◆ **The task**:
Reproduce, please, the span of lines beginning at the line with "Write the TikZ code for this diagram." and ending at the line with "(merge) at (16.84,4.5);", inclusive, minus any pictures.

☆ ☆ ☆ ☆ ☆ ☆ ☆

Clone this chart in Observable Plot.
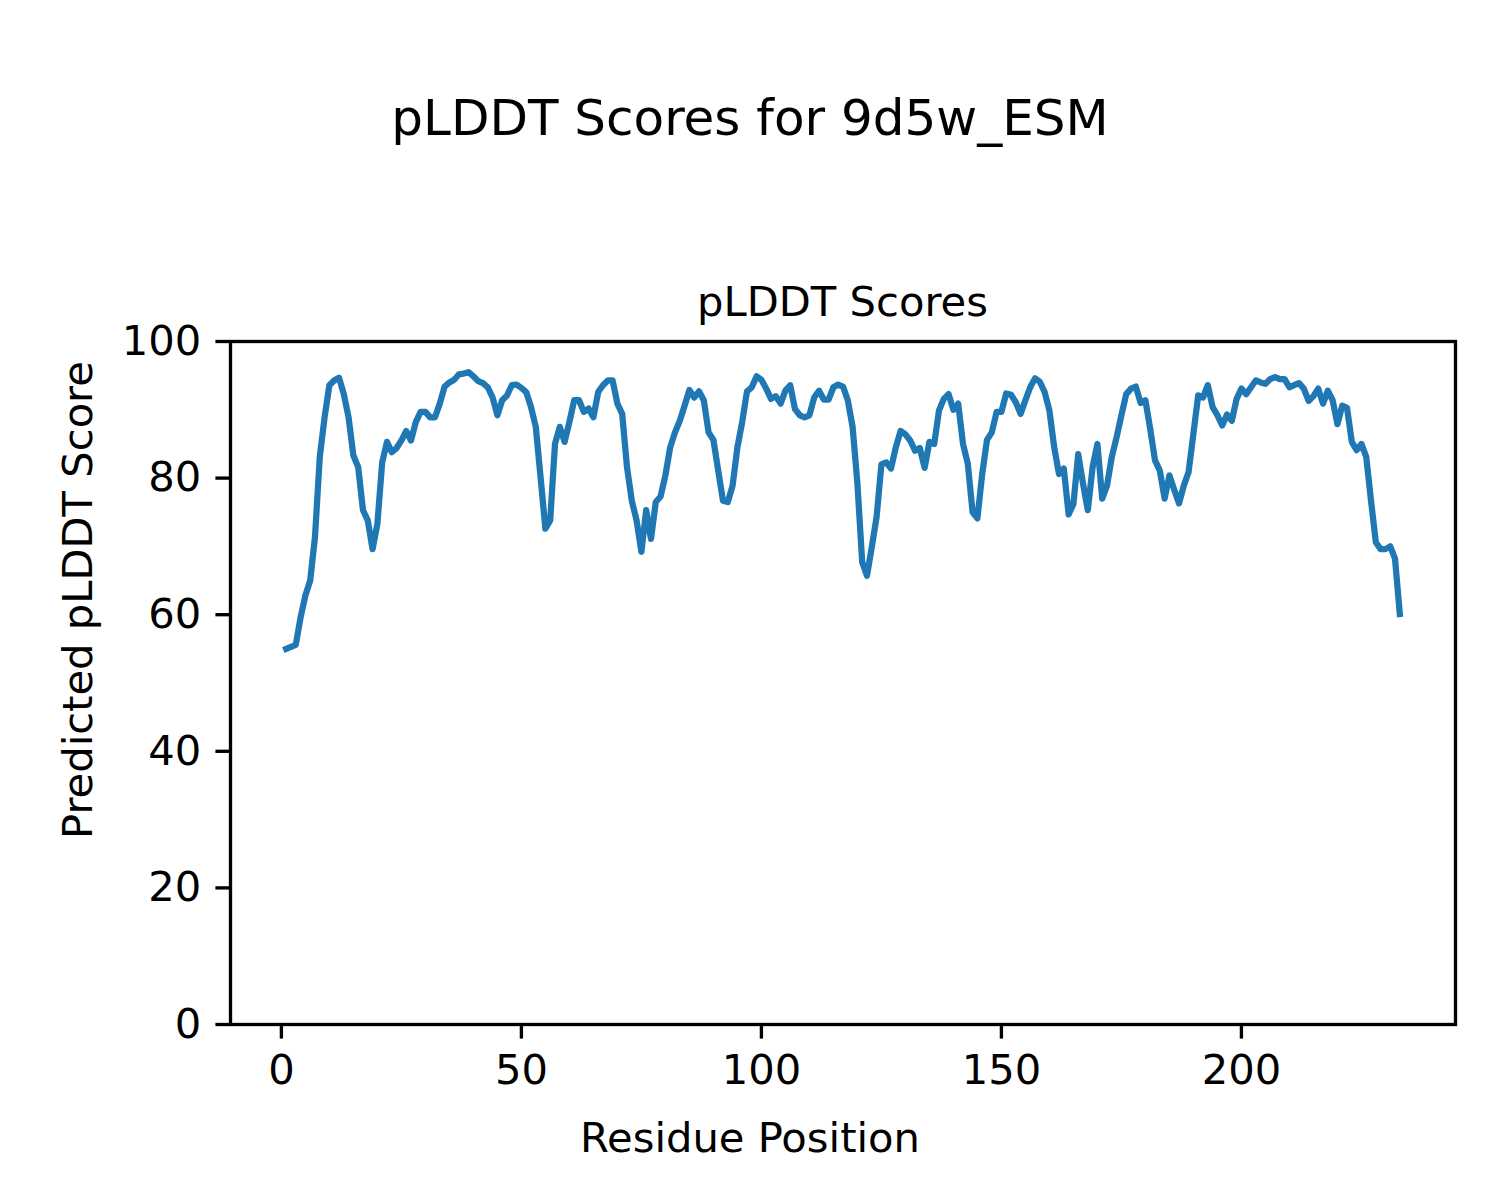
<!DOCTYPE html>
<html><head><meta charset="utf-8">
<script src="https://cdn.jsdelivr.net/npm/d3@7"></script>
<script src="https://cdn.jsdelivr.net/npm/@observablehq/plot@0.6"></script>
<style>
html,body{margin:0;padding:0;background:#fff;}
#fig{position:relative;width:1500px;height:1200px;font-family:"DejaVu Sans",sans-serif;color:#000;overflow:hidden;}
#fig svg{position:absolute;left:0;top:0;}
.t{position:absolute;line-height:1;white-space:nowrap;}
</style></head><body>
<div id="fig">
 <div class="t" style="left:0;width:1500px;text-align:center;font-size:50px;top:92.7px">pLDDT Scores for 9d5w_ESM</div>
 <div class="t" style="left:230px;width:1225px;text-align:center;font-size:41.67px;top:280.75px">pLDDT Scores</div>
 <div class="t" style="left:0;width:1500px;text-align:center;font-size:41.67px;top:1116.75px">Residue Position</div>
 <div class="t" style="left:56.75px;top:1000px;width:800px;text-align:center;font-size:41.67px;transform-origin:0 0;transform:rotate(-90deg)">Predicted pLDDT Score</div>
</div>
<script>
// Residue positions start at 1
const firstResidue = 1;
// pLDDT score per residue
const plddt = [
  55.0, 55.3, 55.6, 59.6, 62.8, 65.0, 71.4, 83.1, 88.9, 93.6,
  94.3, 94.7, 92.3, 88.9, 83.3, 81.6, 75.3, 73.8, 69.6, 73.3,
  82.3, 85.3, 83.8, 84.4, 85.5, 86.9, 85.5, 88.2, 89.7, 89.7,
  88.9, 88.9, 90.9, 93.4, 94.0, 94.4, 95.2, 95.3, 95.5,
  94.9, 94.2, 93.9, 93.3, 91.8, 89.2, 91.4, 92.1, 93.6, 93.7,
  93.2, 92.6, 90.4, 87.5, 80.1, 72.6, 73.8, 85.0, 87.5, 85.3,
  88.2, 91.4, 91.4, 89.7, 90.2, 88.9, 92.6, 93.6, 94.3, 94.3,
  90.9, 89.4, 81.6, 76.7, 73.8, 69.2, 75.3, 71.1, 76.5, 77.3,
  80.4, 84.5, 86.7, 88.4, 90.6, 92.9, 91.8, 92.7, 91.4, 86.7,
  85.6, 81.1, 76.7, 76.5, 78.9, 84.5, 88.2, 92.7, 93.3, 94.9,
  94.4, 93.1, 91.6, 92.0, 90.9, 92.8, 93.6, 90.1, 89.2, 88.9,
  89.2, 91.8, 92.8, 91.5, 91.5, 93.3, 93.7, 93.4, 91.4,
  87.5, 79.2, 67.7, 65.7, 69.9, 74.3, 82.0, 82.3, 81.4, 84.5,
  86.9, 86.4, 85.5, 84.0, 84.4, 81.5, 85.3, 85.0, 89.9, 91.6,
  92.3, 90.0, 90.9, 85.0, 82.1, 75.0, 74.1, 80.6, 85.6, 86.7,
  89.7, 89.7, 92.4, 92.2, 91.1, 89.4, 91.4, 93.3, 94.6, 94.1,
  92.6, 89.9, 84.5, 80.6, 81.4, 74.7, 76.2, 83.5, 79.2, 75.3,
  81.6, 85.0, 77.0, 78.9, 83.1, 86.0, 89.2, 92.3, 93.1, 93.4,
  91.0, 91.4, 87.2, 82.6, 81.1, 77.0, 80.4, 78.3, 76.3, 78.9,
  80.9, 86.5, 92.1, 91.8, 93.6, 90.4, 89.2, 87.7, 89.3,
  88.4, 91.6, 93.1, 92.3, 93.3, 94.3, 94.0, 93.8, 94.5, 94.8,
  94.5, 94.5, 93.3, 93.6, 93.9, 93.1, 91.3, 92.0, 93.1, 90.9,
  92.8, 91.4, 87.9, 90.6, 90.3, 85.3, 84.1, 85.0, 83.1, 76.7,
  70.6, 69.6, 69.6, 70.0, 68.2, 60.1
];
const xTicks = [0, 50, 100, 150, 200];
const yTicks = [0, 20, 40, 60, 80, 100];

const rows = plddt.map((v, i) => ({residue: firstResidue + i, plddt: v}));
const xmin = firstResidue, xmax = firstResidue + plddt.length - 1;
const pad = (xmax - xmin) * 0.05;

const chart = Plot.plot({
  width: 1500, height: 1200,
  marginLeft: 230, marginRight: 45, marginTop: 341, marginBottom: 176,
  style: {fontFamily: "DejaVu Sans", fontSize: "41.67px", color: "#000", background: "transparent"},
  x: {domain: [xmin - pad, xmax + pad]},
  y: {domain: [0, 100]},
  marks: [
    Plot.line(rows, {x: "residue", y: "plddt", stroke: "#1f77b4", strokeWidth: 6.25, strokeLinejoin: "round", strokeLinecap: "square"}),
    Plot.frame({stroke: "#000", strokeWidth: 3.33}),
    Plot.axisX({ticks: xTicks, tickSize: 14.6, tickPadding: 15, strokeWidth: 3.33, label: null, tickFormat: d => String(d)}),
    Plot.axisY({ticks: yTicks, tickSize: 14.6, tickPadding: 14.6, strokeWidth: 3.33, label: null, tickFormat: d => String(d)})
  ]
});
document.getElementById("fig").prepend(chart);
</script>
</body></html>
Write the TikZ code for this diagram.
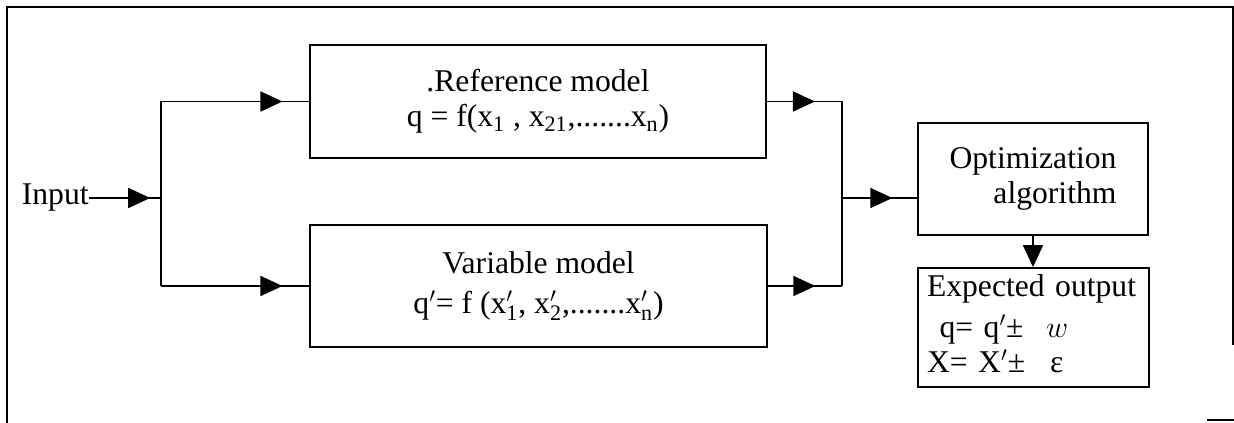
\documentclass[tikz,border=0pt]{standalone}
\usepackage{fontspec}
\setmainfont{Liberation Serif}
\usetikzlibrary{arrows.meta,decorations.markings}

\newcommand{\xsp}[2]{$\mathrm{#1}'_{\mathrm{#2}}$}

\tikzset{
  block/.style={draw=black,line width=1pt,align=center,inner sep=4pt,
    font={\fontsize{18}{20}\selectfont}},
  flow/.style={line width=1pt},
  frame/.style={line width=1pt},
  tip/.style={-{Triangle[length=0.44cm,width=0.4cm]}},
  midarrow/.style={postaction={decorate},decoration={markings,
    mark=at position #1 with {\arrow{Triangle[length=0.44cm,width=0.4cm]}}}}
}

\begin{document}
\begin{tikzpicture}
\useasboundingbox (0,0) rectangle (24.68,8.46);

% outer frame
\draw[frame] (0.14,0) -- (0.14,8.32) -- (24.66,8.32) -- (24.66,1.56);
\draw[frame] (24.14,0.06) -- (24.68,0.06);

% the two models
\node[block,minimum width=9.12cm,minimum height=2.26cm] (refmodel) at (10.76,6.43)
  {.Reference model\\
   q = f(x\textsubscript{1} , x\textsubscript{21},.......x\textsubscript{n})};
\node[block,minimum width=9.14cm,minimum height=2.44cm] (varmodel) at (10.77,2.74)
  {Variable model\\[3pt]
   \xsp{q}{}= f (\xsp{x}{1}, \xsp{x}{2},.......\xsp{x}{n})};

% optimization and result
\node[block,minimum width=4.6cm,minimum height=2.24cm] (optim) at (20.66,4.88)
  {\begin{tabular}{@{}r@{}}Optimization\\ algorithm\end{tabular}};
\node[block,minimum width=4.62cm,minimum height=2.34cm,align=left,
  inner xsep=0.18cm,text width=4.26cm,
  font={\fontsize{18}{20}\selectfont}] (expected) at (20.67,1.91)
  {Expected output\\[3pt]
   \hspace{0.25cm}q= \xsp{q}{}±\hspace{0.45cm}$w$\\
   X= \xsp{X}{}±\hspace{0.5cm}ε};

% input and splitting
\node[anchor=east,inner sep=0pt,font={\fontsize{18}{20}\selectfont}] (input) at (1.78,4.5) {Input};
\coordinate (split) at (3.22,4.5);
\coordinate (merge) at (16.84,4.5);

\draw[flow,midarrow=0.85] (input.east) -- (split);
\draw[flow] (split |- refmodel.west) -- (split |- varmodel.west);
\draw[flow,midarrow=0.82] (split |- refmodel.west) -- (refmodel.west);
\draw[flow,midarrow=0.82] (split |- varmodel.west) -- (varmodel.west);

\draw[flow,midarrow=0.64] (refmodel.east) -- (merge |- refmodel.east);
\draw[flow,midarrow=0.64] (varmodel.east) -- (merge |- varmodel.east);
\draw[flow] (merge |- refmodel.east) -- (merge |- varmodel.east);
\draw[flow,midarrow=0.67] (merge) -- (merge -| optim.west);

\draw[flow,tip] (optim.south) -- (optim.south |- expected.north);

\end{tikzpicture}
\end{document}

☆ ☆ ☆ ☆ ☆ ☆ ☆

◆ **Solution to the problem**:
Write the TikZ code for this diagram.
\documentclass[tikz,border=0pt]{standalone}
\usepackage{fontspec}
\setmainfont{Liberation Serif}
\usetikzlibrary{arrows.meta,decorations.markings}

\newcommand{\xsp}[2]{$\mathrm{#1}'_{\mathrm{#2}}$}

\tikzset{
  block/.style={draw=black,line width=1pt,align=center,inner sep=4pt,
    font={\fontsize{18}{20}\selectfont}},
  flow/.style={line width=1pt},
  frame/.style={line width=1pt},
  tip/.style={-{Triangle[length=0.44cm,width=0.4cm]}},
  midarrow/.style={postaction={decorate},decoration={markings,
    mark=at position #1 with {\arrow{Triangle[length=0.44cm,width=0.4cm]}}}}
}

\begin{document}
\begin{tikzpicture}
\useasboundingbox (0,0) rectangle (24.68,8.46);

% outer frame
\draw[frame] (0.14,0) -- (0.14,8.32) -- (24.66,8.32) -- (24.66,1.56);
\draw[frame] (24.14,0.06) -- (24.68,0.06);

% the two models
\node[block,minimum width=9.12cm,minimum height=2.26cm] (refmodel) at (10.76,6.43)
  {.Reference model\\
   q = f(x\textsubscript{1} , x\textsubscript{21},.......x\textsubscript{n})};
\node[block,minimum width=9.14cm,minimum height=2.44cm] (varmodel) at (10.77,2.74)
  {Variable model\\[3pt]
   \xsp{q}{}= f (\xsp{x}{1}, \xsp{x}{2},.......\xsp{x}{n})};

% optimization and result
\node[block,minimum width=4.6cm,minimum height=2.24cm] (optim) at (20.66,4.88)
  {\begin{tabular}{@{}r@{}}Optimization\\ algorithm\end{tabular}};
\node[block,minimum width=4.62cm,minimum height=2.34cm,align=left,
  inner xsep=0.18cm,text width=4.26cm,
  font={\fontsize{18}{20}\selectfont}] (expected) at (20.67,1.91)
  {Expected output\\[3pt]
   \hspace{0.25cm}q= \xsp{q}{}±\hspace{0.45cm}$w$\\
   X= \xsp{X}{}±\hspace{0.5cm}ε};

% input and splitting
\node[anchor=east,inner sep=0pt,font={\fontsize{18}{20}\selectfont}] (input) at (1.78,4.5) {Input};
\coordinate (split) at (3.22,4.5);
\coordinate (merge) at (16.84,4.5);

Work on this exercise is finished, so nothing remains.